__Aim__
Scan the material below for the string "with", and copy every line where it shows up.

*** The input

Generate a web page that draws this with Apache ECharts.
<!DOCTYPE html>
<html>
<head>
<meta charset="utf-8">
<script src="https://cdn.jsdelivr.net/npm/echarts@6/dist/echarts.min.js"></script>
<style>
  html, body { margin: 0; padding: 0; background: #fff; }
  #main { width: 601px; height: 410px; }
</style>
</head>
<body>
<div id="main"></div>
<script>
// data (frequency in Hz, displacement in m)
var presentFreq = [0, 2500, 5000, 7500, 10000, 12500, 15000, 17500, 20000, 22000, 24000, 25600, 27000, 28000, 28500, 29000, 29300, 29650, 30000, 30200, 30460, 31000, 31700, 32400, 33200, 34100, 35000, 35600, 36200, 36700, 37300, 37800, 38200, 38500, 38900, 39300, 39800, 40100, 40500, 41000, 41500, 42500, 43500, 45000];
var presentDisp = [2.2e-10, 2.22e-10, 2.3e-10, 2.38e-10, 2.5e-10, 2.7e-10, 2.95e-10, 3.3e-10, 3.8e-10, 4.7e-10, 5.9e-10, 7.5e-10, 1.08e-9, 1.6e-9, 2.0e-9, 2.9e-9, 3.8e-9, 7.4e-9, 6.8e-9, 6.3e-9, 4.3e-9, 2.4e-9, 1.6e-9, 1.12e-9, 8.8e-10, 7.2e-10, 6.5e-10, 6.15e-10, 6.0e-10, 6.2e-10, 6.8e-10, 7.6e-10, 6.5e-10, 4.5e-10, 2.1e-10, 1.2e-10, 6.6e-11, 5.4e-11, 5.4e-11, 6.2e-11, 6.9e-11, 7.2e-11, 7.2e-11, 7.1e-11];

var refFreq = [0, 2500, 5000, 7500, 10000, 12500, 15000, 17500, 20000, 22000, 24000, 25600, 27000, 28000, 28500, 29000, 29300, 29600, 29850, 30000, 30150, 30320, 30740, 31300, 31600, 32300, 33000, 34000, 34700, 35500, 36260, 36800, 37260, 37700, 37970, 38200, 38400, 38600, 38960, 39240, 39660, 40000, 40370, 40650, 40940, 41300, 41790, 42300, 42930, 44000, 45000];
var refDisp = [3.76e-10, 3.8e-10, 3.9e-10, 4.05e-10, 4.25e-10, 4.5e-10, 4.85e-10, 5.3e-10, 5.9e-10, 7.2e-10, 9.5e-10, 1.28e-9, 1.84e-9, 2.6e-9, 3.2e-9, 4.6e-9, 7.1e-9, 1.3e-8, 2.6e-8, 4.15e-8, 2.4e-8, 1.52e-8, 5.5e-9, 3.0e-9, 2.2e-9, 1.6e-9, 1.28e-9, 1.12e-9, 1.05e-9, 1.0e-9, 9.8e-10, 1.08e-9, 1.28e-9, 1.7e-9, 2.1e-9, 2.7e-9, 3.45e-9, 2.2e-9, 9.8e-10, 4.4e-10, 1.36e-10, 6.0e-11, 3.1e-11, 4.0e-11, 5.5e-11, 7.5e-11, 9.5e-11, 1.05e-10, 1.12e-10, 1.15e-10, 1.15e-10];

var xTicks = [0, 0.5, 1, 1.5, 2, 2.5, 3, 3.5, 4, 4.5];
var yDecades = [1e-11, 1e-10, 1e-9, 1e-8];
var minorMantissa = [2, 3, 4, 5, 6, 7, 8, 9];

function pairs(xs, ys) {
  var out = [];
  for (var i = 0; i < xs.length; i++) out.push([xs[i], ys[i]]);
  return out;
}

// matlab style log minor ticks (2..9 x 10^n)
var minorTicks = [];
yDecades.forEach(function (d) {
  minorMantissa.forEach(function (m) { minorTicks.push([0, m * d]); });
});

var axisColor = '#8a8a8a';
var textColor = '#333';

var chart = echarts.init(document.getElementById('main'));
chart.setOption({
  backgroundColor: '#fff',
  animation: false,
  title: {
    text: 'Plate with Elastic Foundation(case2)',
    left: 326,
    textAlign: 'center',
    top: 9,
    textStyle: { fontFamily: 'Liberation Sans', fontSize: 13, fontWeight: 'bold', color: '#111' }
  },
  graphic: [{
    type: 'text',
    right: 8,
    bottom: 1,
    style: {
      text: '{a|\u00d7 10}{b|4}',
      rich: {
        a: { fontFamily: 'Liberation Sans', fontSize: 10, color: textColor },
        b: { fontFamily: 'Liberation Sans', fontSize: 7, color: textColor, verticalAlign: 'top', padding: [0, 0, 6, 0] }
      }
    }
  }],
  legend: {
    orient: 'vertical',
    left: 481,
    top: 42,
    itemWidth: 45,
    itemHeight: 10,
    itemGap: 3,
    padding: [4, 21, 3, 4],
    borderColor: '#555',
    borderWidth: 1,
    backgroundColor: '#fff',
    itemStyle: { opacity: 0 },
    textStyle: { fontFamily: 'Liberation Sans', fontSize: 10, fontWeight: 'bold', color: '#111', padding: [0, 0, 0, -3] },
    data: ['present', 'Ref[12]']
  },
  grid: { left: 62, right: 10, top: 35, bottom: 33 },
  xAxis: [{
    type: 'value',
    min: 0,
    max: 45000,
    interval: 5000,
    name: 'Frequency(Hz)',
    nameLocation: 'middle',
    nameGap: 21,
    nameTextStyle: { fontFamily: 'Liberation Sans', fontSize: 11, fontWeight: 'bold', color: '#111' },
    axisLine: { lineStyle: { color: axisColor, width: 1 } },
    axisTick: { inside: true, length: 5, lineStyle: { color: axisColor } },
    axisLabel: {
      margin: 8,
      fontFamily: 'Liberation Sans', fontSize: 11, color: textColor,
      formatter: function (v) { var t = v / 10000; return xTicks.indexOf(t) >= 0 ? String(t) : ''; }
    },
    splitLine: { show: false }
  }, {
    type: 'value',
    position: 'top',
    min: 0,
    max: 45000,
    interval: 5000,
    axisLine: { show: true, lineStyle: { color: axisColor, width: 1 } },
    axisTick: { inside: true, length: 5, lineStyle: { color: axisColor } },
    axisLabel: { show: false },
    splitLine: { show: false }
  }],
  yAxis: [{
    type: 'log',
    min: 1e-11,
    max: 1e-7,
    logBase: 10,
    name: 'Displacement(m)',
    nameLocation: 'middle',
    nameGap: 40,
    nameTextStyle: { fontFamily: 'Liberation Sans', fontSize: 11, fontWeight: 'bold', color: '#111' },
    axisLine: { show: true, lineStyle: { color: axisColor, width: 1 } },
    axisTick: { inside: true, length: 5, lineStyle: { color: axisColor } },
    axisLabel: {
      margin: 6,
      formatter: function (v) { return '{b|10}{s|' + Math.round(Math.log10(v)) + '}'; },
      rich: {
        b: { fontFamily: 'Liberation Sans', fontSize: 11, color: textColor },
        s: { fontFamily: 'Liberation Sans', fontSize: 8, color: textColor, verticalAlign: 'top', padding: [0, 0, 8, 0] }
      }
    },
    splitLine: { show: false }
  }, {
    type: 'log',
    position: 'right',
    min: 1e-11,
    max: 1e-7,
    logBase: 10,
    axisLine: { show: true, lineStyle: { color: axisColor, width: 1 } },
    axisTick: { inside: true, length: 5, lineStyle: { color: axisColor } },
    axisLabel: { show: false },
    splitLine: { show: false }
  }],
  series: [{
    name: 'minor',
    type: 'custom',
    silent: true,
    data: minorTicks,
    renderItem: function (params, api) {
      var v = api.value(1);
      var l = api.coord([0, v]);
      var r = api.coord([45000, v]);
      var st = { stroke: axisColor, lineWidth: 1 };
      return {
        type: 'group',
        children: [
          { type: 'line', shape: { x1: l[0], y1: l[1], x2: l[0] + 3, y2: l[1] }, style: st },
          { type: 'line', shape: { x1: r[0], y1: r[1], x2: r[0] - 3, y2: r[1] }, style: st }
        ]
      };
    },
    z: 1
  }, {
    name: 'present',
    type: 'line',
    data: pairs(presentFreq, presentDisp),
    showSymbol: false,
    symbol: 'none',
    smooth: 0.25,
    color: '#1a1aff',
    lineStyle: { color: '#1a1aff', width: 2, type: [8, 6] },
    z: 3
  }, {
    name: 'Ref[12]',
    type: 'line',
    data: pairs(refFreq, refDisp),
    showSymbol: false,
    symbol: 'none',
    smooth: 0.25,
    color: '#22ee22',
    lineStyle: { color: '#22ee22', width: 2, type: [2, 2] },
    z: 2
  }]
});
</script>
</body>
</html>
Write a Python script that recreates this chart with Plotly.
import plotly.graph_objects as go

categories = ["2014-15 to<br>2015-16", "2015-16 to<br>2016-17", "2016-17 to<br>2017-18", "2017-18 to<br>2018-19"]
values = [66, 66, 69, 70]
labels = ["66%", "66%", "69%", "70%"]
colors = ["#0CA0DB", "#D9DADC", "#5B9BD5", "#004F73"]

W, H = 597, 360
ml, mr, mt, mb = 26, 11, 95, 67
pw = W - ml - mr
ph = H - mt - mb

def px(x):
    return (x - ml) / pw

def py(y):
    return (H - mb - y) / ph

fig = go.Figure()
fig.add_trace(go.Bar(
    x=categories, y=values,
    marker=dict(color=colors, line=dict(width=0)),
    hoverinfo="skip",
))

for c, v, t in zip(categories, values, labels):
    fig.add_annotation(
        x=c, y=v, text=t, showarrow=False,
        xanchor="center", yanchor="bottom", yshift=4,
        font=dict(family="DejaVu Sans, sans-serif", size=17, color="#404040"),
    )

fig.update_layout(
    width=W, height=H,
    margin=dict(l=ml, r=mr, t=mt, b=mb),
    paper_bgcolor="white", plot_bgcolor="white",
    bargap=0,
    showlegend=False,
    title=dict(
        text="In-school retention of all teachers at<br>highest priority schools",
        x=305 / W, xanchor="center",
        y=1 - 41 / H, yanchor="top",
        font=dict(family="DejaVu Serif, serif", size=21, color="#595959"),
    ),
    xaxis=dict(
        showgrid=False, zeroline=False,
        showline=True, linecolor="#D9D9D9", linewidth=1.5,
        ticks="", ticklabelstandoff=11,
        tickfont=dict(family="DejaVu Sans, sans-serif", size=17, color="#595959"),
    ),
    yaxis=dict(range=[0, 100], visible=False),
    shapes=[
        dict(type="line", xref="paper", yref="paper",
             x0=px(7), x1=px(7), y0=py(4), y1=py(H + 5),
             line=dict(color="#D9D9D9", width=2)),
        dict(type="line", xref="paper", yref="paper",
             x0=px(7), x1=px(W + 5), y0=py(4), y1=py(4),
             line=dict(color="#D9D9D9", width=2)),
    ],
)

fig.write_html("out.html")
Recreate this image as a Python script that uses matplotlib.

******

__Output below__
Generate a web page that draws this with Apache ECharts.
    text: 'Plate with Elastic Foundation(case2)',
Write a Python script that recreates this chart with Plotly.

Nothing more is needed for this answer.